In his Jan. 21 letter to the editor, Robert Brackett , a lobbyist for the Grocery Manufacturers Association, wrote that the chemical Bisphenol-A “is one of the most tested materials in use today.”
What is not stated is that this is only because my colleagues and I at MU discovered that BPA was a potent sex-hormone (specifically estrogen) mimicking chemical in 1997, and since then hundreds of studies published by independent, academic and government scientists have confirmed that amounts of BPA to which over 90 percent of Americans are exposed cause abnormalities of the brain and behavior, prostate and mammary cancer, immune disorders and damage to the entire male and female reproductive system.
Diabetes and heart disease are related to BPA levels in people based findings from the U.S. national health and examination survey. Sadly, 100 percent of chemical-industry funded studies conclude that BPA is completely safe, reminiscent of all tobacco-industry funded studies that concluded tobacco was safe.
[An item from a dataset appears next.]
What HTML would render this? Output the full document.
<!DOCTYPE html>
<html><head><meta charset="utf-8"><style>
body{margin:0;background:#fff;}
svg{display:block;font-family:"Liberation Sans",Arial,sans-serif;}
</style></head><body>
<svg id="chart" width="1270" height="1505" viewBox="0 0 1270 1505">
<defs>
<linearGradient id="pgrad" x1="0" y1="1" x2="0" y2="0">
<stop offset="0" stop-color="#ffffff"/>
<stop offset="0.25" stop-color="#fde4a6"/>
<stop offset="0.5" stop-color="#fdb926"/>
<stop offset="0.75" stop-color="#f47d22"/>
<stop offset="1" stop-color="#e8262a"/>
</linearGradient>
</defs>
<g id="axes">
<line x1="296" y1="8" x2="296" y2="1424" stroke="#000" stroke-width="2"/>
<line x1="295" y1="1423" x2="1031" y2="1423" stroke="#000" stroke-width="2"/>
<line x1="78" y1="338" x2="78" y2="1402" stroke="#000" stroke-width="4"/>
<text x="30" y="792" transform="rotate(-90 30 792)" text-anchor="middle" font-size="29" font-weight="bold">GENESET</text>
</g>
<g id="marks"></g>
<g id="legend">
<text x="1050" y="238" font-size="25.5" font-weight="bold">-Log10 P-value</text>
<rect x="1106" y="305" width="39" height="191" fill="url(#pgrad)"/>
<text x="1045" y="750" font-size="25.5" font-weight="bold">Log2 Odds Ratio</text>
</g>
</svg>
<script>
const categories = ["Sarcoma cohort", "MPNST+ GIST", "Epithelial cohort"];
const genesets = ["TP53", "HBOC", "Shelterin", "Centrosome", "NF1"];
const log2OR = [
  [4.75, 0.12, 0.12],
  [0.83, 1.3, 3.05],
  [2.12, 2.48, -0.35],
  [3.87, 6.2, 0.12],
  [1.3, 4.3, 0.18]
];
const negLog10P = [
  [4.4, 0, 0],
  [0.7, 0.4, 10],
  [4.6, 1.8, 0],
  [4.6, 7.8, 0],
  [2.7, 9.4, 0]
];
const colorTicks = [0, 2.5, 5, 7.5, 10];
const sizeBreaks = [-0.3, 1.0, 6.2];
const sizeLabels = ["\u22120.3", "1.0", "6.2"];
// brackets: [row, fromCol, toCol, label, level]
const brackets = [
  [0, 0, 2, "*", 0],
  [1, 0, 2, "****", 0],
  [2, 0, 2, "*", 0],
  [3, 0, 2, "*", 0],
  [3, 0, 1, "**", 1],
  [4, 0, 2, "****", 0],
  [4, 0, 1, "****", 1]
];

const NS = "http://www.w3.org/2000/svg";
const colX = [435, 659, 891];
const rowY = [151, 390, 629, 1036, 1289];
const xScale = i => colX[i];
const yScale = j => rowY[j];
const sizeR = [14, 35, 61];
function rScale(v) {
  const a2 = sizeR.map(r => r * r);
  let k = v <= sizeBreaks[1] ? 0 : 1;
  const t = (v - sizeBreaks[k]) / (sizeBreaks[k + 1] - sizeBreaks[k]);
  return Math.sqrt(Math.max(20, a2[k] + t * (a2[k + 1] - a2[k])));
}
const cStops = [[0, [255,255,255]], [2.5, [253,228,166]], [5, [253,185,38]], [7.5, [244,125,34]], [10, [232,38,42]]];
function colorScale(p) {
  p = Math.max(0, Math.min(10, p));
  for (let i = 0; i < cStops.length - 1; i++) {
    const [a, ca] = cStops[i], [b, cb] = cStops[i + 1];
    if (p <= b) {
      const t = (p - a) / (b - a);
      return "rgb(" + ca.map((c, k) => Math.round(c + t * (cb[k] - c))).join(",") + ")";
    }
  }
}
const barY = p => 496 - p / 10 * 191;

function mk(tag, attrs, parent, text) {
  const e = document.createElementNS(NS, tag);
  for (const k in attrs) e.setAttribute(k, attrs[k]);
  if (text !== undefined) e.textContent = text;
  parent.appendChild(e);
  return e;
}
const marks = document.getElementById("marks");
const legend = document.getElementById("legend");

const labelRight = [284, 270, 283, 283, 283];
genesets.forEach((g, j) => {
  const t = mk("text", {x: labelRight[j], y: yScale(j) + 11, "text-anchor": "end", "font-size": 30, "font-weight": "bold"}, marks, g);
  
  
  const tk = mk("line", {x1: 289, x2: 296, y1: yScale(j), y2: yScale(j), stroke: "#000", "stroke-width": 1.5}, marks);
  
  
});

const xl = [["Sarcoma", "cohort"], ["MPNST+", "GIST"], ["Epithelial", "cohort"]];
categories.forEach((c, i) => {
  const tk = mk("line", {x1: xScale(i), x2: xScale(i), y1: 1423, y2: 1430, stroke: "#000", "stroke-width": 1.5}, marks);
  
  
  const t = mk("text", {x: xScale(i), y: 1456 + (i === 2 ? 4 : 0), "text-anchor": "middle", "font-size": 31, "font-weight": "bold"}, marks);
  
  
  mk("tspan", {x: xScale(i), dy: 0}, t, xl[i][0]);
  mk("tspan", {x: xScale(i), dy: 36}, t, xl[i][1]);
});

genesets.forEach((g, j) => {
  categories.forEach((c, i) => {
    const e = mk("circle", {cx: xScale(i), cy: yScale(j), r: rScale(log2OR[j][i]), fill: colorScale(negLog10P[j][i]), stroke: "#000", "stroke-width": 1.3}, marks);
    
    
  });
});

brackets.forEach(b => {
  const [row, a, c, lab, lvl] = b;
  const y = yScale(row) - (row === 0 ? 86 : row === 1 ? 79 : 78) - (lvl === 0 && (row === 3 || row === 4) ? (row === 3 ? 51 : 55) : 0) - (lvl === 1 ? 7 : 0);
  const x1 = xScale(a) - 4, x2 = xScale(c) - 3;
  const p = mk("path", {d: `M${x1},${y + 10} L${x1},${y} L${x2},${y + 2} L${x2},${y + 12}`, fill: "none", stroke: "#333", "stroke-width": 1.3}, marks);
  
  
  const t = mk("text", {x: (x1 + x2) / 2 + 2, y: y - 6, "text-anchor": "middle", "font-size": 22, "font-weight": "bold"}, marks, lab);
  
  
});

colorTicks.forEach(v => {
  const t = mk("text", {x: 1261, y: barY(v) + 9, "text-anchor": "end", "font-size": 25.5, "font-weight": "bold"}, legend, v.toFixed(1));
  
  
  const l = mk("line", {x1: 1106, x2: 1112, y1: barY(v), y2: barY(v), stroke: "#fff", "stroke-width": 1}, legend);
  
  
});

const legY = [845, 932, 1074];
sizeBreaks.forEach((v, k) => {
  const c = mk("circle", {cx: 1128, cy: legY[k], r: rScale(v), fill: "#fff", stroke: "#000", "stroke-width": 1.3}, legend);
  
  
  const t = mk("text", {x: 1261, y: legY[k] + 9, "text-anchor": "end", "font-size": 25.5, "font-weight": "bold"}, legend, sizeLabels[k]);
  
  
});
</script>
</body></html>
Mr. Brackett’s statement that: “After 40 years of extensive scientific investigation, the evidence shows no basis for health concerns in humans” is blatantly false. BPA was approved by the FDA in 1963 with no information available about its health effects. This is similar to all other chemicals in food packaging for which there is no requirement that even minimal health testing occur prior to being used in products.
BPA is used in plastic packaging of baby food and to line cans containing infant formula. The U.S. National Toxicology Program determined that these uses place babies at risk for long-term adverse health effects. Mr. Brackett’s assurance of safety of BPA that is contradicted by a huge scientific literature is likely to result in the corporations in the Grocery Manufacturers Association suffering the same fate as the tobacco companies that engaged in the same strategy of deception.